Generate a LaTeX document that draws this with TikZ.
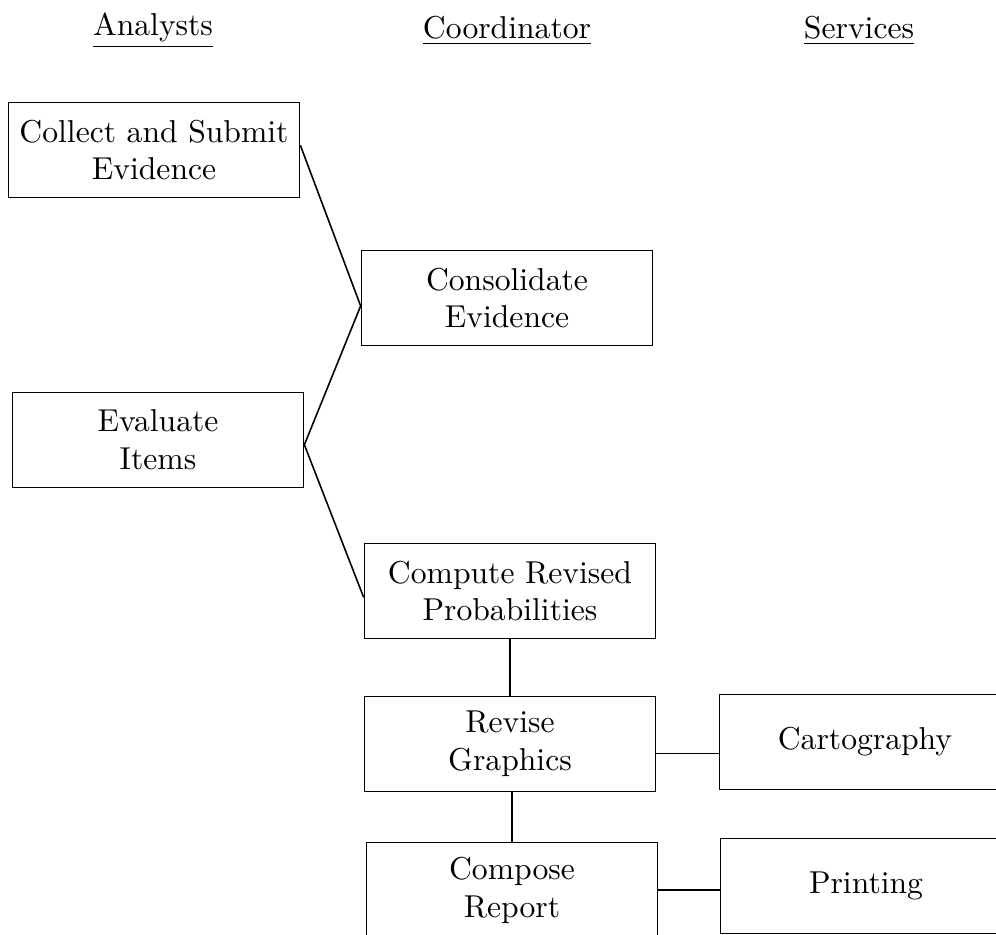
\documentclass[tikz,border=0pt]{standalone}
\usetikzlibrary{positioning}
\begin{document}
\begin{tikzpicture}[x=0.316pt, y=-0.316pt, line width=0.5pt,
    task/.style={draw, align=center, inner sep=0pt, minimum width=92pt, minimum height=30pt},
    head/.style={inner sep=0pt}]
  % page frame, boxes at the right and bottom run off the page
  \clip (0,0) rectangle (996,934);
  % Column headings.
  \node[head] (hanalysts) at (153,31) {\underline{Analysts}};
  \node[head] (hcoord) at (507,31) {\underline{Coordinator}};
  \node[head] (hservices) at (859,31) {\underline{Services}};
  % Analyst tasks.
  \node[task] (collect) at (154,150) {Collect and Submit\\Evidence};
  \node[task] (evaluate) at (158,440) {Evaluate\\Items};
  % Coordinator tasks.
  \node[task] (consol) at (507,298) {Consolidate\\Evidence};
  \node[task] (compute) at (510,591) {Compute Revised\\Probabilities};
  \node[task] (revise) at (510,744) {Revise\\Graphics};
  \node[task] (compose) at (512,890) {Compose\\Report};
  % Services.
  \node[task] (carto) at (865,742) {Cartography};
  \node[task] (printing) at (866,886) {Printing};
  % Connections.
  \draw ([yshift=1.5pt]collect.east) -- ([yshift=-2.5pt]consol.west);
  \draw ([yshift=-1.5pt]evaluate.east) -- ([yshift=-2.5pt]consol.west);
  \draw ([yshift=-1.5pt]evaluate.east) -- ([yshift=-2pt]compute.west);
  \draw (compute.south) -- (compute.south |- revise.north);
  \draw ([xshift=0.6pt]revise.south) -- ([xshift=0.6pt]revise.south |- compose.north);
  \draw ([yshift=-3pt]revise.east) -- ([yshift=-3pt]revise.east -| carto.west);
  \draw (compose.east) -- (compose.east -| printing.west);
\end{tikzpicture}
\end{document}
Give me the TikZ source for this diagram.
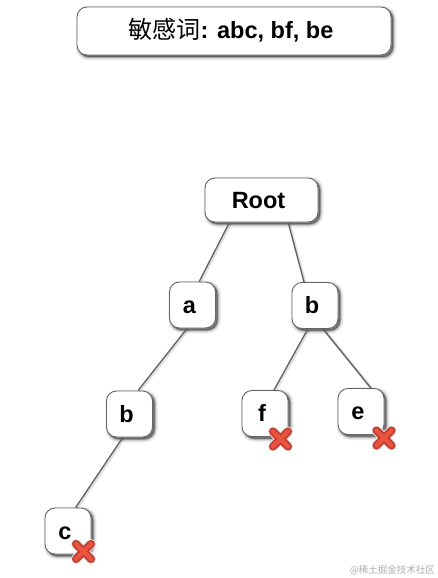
\documentclass[tikz,border=0pt]{standalone}
\usepackage{fontspec}
\setmainfont{Liberation Sans}
\newfontfamily\cjk{Noto Sans CJK SC}
\definecolor{xdarkc}{RGB}{196,58,48}
\definecolor{xredc}{RGB}{232,84,62}
\definecolor{xhaloc}{RGB}{226,222,220}
\newcommand{\lbl}[1]{\raisebox{-8pt}[0pt][0pt]{#1}\kern6pt}
\tikzset{
  softshadow/.style={
    preaction={draw=black,line width=7pt,opacity=.05,transform canvas={shift={(2pt,-2pt)}},fill=black},
    preaction={draw=black,line width=5pt,opacity=.08,transform canvas={shift={(2pt,-2pt)}},fill=black},
    preaction={draw=black,line width=3pt,opacity=.12,transform canvas={shift={(2pt,-2pt)}},fill=black},
    preaction={draw=black,line width=1.5pt,opacity=.2,transform canvas={shift={(2pt,-2pt)}},fill=black}},
  card/.style={rectangle,rounded corners=10pt,draw=black!60,line width=.9pt,fill=white,inner sep=0pt,
    softshadow,font=\fontsize{23.5}{26}\selectfont\bfseries,text=black},
  letterbox/.style={card,minimum width=46pt,minimum height=46pt},
  edgeglow/.style={draw=black,line width=3pt,opacity=.12},
  edge/.style={draw=black!62,line width=1.3pt},
  xhalo/.style={line cap=round,line width=10pt,draw=xhaloc},
  xdark/.style={line cap=round,line width=8pt,draw=xdarkc},
  xred/.style={line cap=round,line width=4.5pt,draw=xredc},
  crossmark/.pic={
    \foreach \sty in {xhalo,xdark,xred}{
      \draw[\sty] (-7.5pt,-7.5pt) -- (7.5pt,7.5pt);
      \draw[\sty] (-7.5pt,7.5pt) -- (7.5pt,-7.5pt);
    }
  }
}
\begin{document}
\begin{tikzpicture}[x=1pt,y=-1pt]
\useasboundingbox[fill=white] (0,0) rectangle (438,578);
\node[card,minimum width=314pt,minimum height=48pt] (title) at (234,31)
  {\lbl{{\cjk\fontsize{24}{26}\selectfont\mdseries 敏感词}\fontsize{23.5}{26}\selectfont: abc, bf, be}};
\node[card,minimum width=113pt,minimum height=44pt] (root) at (261.5,200) {\lbl{Root}};
\node[letterbox] (a) at (192.5,305) {\lbl{a}};
\node[letterbox] (br) at (315,305.5) {\lbl{b}};
\node[letterbox] (bl) at (129.5,414) {\lbl{b}};
\node[letterbox] (f) at (265,413.5) {\lbl{f}};
\node[letterbox] (e) at (361,411.5) {\lbl{e}};
\node[letterbox] (c) at (68,531) {\lbl{c}};
\foreach \sa/\aa/\sb/\ab in {root/215/a/74,root/320/br/115,a/257/bl/70,br/253/f/69,br/289/e/67,bl/254/c/72}{
  \draw[edgeglow] ([shift={(1pt,-1pt)}]\sa.\aa) -- ([shift={(1pt,-1pt)}]\sb.\ab);
  \draw[edge] (\sa.\aa) -- (\sb.\ab);
}
\pic at (280.5,439) {crossmark};
\pic at (384,438) {crossmark};
\pic at (83.5,551.5) {crossmark};
\node[font=\cjk\fontsize{9.5}{11}\selectfont,text=black!32,inner sep=0pt,anchor=east] (mark) at (435,570) {@稀土掘金技术社区};
\end{tikzpicture}
\end{document}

• **What is expected**:
Which lines contain "this"? Copy each of them out.

• **Reply to the task**:
Generate a LaTeX document that draws this with TikZ.
Give me the TikZ source for this diagram.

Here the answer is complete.